Enter HRH Elizabeth II
Thank you very much for your most kind welcome to the Ray Hughes Gallery here in Surry Hills for the presentation of the 2007 Pascall Prize.
I wish to acknowledge the traditional owners of this land: Frank Lowy; Gerry Harvey; John Simon.
It is rare indeed for the monarch to travel so far for such an insignificant occasion, but I am happy to patronise you all, and to lend Majesty to what otherwise be a very dull affair.
Prince Philip could not be with us as he is dining with relatives in Cabramatta.
It is now 55 years since I won this pageant then I was crowned and given a sash for my interest in travelling, horse-riding and meeting people. In that time I have lunched with Presidents, dined with Kings, picked nervously at my plate with New Guinea Highlands head-hunters, and I have spoken English with Pauline Hanson.
I am delighted to be in Sydney. I wasn’t exactly invited to APEC but I was able to declare the CBD officially shut.
I am also disappointed I can’t attend the Spring Carnival at Royal Randwick due to the outbreak of equine flu. In a bewildering bureaucratic bungle, my representative here, Major-General Michael Jeffery has been barred from Royal Randwick, simply because he’s a GG. Apparently, Princess Anne has been excluded on the same grounds.
These observations may not have much that is overtly literate, but there is undoubtedly a lot more in common between creative writing and horses. That is, beyond the spelling yard.
It is sometimes sung that ‘the old grey mare ain’t what she used to be.’ Let that be a lesson to you, Clover Moore. But then, always the old gives way to the new; new forms, new definitions, and new expressions of Australian culture, like the evolution of this Award itself.
I note that the Pascall Prize used to award creative writing. It now awards Criticism “ criticism in arts, literature, music, architecture, gastronomy and film.
I am an actor of sorts, though I’m no Helen Mirren as me, she carried her handbag on her right arm. (Clearly not born to the role.) However, we are linked historically her mother’s grandfather was butcher to my father’s great grandmother, Queen Victoria. Which no doubt explains why she reduced my walk to an unsavoury mince.
Still, she’s artistically versatile: having already played Elizabeth I, and she’s about to play yet another generation of my family, in a sequel entitled Dirty Harry 2.
Tonight’s national bestowal seeks to draw the best from this community of specialists but, as a nation, Australia is not given much to criticism, perhaps because of its relative youth and inexperience.
Except in sport and only sport has been specifically excluded from the Pascall. In the week of the [Rugby World Cup qualifiers] and Grand Final Week, is it any wonder that football commentators and others need no encouragement? If the Iraqi War were a football match, I’m sure the executive, the coaches and their teams would’ve had it sorted out a long time ago.

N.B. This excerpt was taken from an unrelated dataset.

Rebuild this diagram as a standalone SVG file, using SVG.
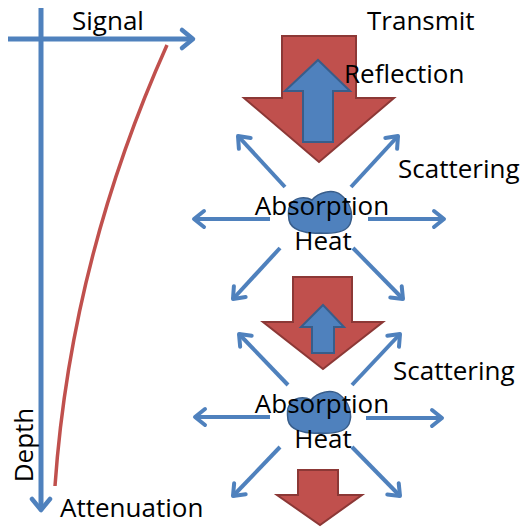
<svg xmlns="http://www.w3.org/2000/svg" width="529" height="527" viewBox="0 0 529 527">
<style>
.ax{fill:none;stroke:#4F81BD;stroke-width:5}
.sc{fill:none;stroke:#4F81BD;stroke-width:4}
.red{fill:#C0504D;stroke:#8C3836;stroke-width:2;stroke-linejoin:miter}
.blue{fill:#4F81BD;stroke:#385D8A;stroke-width:2}
.blob{fill:#4F81BD;stroke:#385D8A;stroke-width:1.5}
.t{font-family:"Open Sans","Segoe UI","Noto Sans",sans-serif;font-size:26px;fill:#000}
</style>
<defs>
<marker id="ch" markerUnits="userSpaceOnUse" markerWidth="30" markerHeight="30" refX="0" refY="0" viewBox="-15 -15 30 30" orient="auto" overflow="visible">
<path d="M-10,-8 L0,0 L-10,8" fill="none" stroke="#4F81BD" stroke-width="4" stroke-linecap="round" stroke-linejoin="round"/>
</marker>
<marker id="chb" markerUnits="userSpaceOnUse" markerWidth="30" markerHeight="30" refX="0" refY="0" viewBox="-15 -15 30 30" orient="auto" overflow="visible">
<path d="M-11,-9 L0,0 L-11,9" fill="none" stroke="#4F81BD" stroke-width="4.5" stroke-linecap="round" stroke-linejoin="round"/>
</marker>
</defs>

<g id="axes">
<line class="ax" x1="41" y1="8" x2="41" y2="510" marker-end="url(#chb)"/>
<line class="ax" x1="8" y1="39" x2="193" y2="39" marker-end="url(#chb)"/>
<path d="M167,45 C120,150 68,300 55,486" fill="none" stroke="#C0504D" stroke-width="3.5"/>
</g>

<g id="transmit-arrow">
<path class="red" d="M282,36 L356,36 L356,98 L394,98 L319,162 L244,98 L282,98 Z"/>
</g>
<g id="reflection-arrow">
<path class="blue" d="M303,142 L333,142 L333,91 L350,91 L318,60 L285,91 L303,91 Z"/>
</g>

<g id="blob1">
<path class="blob" d="M290,206 C293,197 305,196 312,200 C318,193 332,188 341,195 C350,202 354,214 350,224 C346,232 333,234 320,233 C305,234 291,230 289,220 C288,213 288,209 290,206 Z"/>
</g>

<g id="arrow2">
<path class="red" d="M293,277 L352,277 L352,322 L383,322 L323,369 L263,322 L293,322 Z"/>
</g>
<g id="reflection-arrow2">
<path class="blue" d="M312,353 L334,353 L334,327 L344,327 L323,305 L301,327 L312,327 Z"/>
</g>

<g id="blob2">
<path class="blob" d="M289,406 C292,397 304,396 311,400 C317,393 331,388 340,395 C349,402 353,414 349,424 C345,432 332,434 319,433 C304,434 290,430 288,420 C287,413 287,409 289,406 Z"/>
</g>

<g id="arrow3">
<path class="red" d="M298,470 L338,470 L338,495 L362,495 L320,525 L277,495 L298,495 Z"/>
</g>

<g id="connectors">
<line class="sc" x1="285" y1="187" x2="238" y2="136" marker-end="url(#ch)"/>
<line class="sc" x1="351" y1="187" x2="398" y2="136" marker-end="url(#ch)"/>
<line class="sc" x1="270" y1="219" x2="194" y2="219" marker-end="url(#ch)"/>
<line class="sc" x1="368" y1="219" x2="444" y2="219" marker-end="url(#ch)"/>
<line class="sc" x1="280" y1="248" x2="233" y2="299" marker-end="url(#ch)"/>
<line class="sc" x1="353" y1="248" x2="403" y2="299" marker-end="url(#ch)"/>

<line class="sc" x1="288" y1="385" x2="239" y2="334" marker-end="url(#ch)"/>
<line class="sc" x1="352" y1="385" x2="400" y2="334" marker-end="url(#ch)"/>
<line class="sc" x1="270" y1="417" x2="195" y2="417" marker-end="url(#ch)"/>
<line class="sc" x1="366" y1="418" x2="442" y2="418" marker-end="url(#ch)"/>
<line class="sc" x1="280" y1="447" x2="233" y2="496" marker-end="url(#ch)"/>
<line class="sc" x1="352" y1="447" x2="400" y2="496" marker-end="url(#ch)"/>
</g>

<g id="labels">
<text class="t" x="72" y="30">Signal</text>
<text class="t" x="367" y="30">Transmit</text>
<text class="t" x="344" y="83">Reflection</text>
<text class="t" x="398" y="178">Scattering</text>
<text class="t" x="322" y="215" text-anchor="middle">Absorption</text>
<text class="t" x="323" y="250" text-anchor="middle">Heat</text>
<text class="t" x="393" y="380">Scattering</text>
<text class="t" x="322" y="413" text-anchor="middle">Absorption</text>
<text class="t" x="323" y="448" text-anchor="middle">Heat</text>
<text class="t" x="60" y="517">Attenuation</text>
<text class="t" transform="translate(33,445) rotate(-90)" text-anchor="middle">Depth</text>
</g>
</svg>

The physical world we live in needs re-appraising time and again. In the Pascall Prze’s Architecture division, say, you could perhaps invite Prince of Wales to decide what is, and what is not a carbuncle. He could make this together with Cam [coughs] ill [splutters] a.
Left to his own devices, he can become despondent about his seeming lack of position.
Like nuns, great artists tend to die in threes. Ingmar Bergman, Pavarotti and Marcel Marceau each searched for an individual expression of the human condition. Of course, in the present climate, you might consider the awarding of the Pascall Prize to the best spin-meister in the political scene or indeed, in the present climate, the present climate itself.
My current Australian Prime Minister may put himself up for an award, not as a critic/cricket tragic, but simply as a tragic.
Only this morning he telephoned me with his election strategy, saying:
Look, I will tell the electorate: I am as Aussie as the Outback, I am as true-blue as Uluru; As I said to the US President: I am the Australian Bush.
I congratulate the nominees for the award, and I have much pleasure in declaring open the Pascall Prize, and god speed this year’s winner: Paul Byrnes.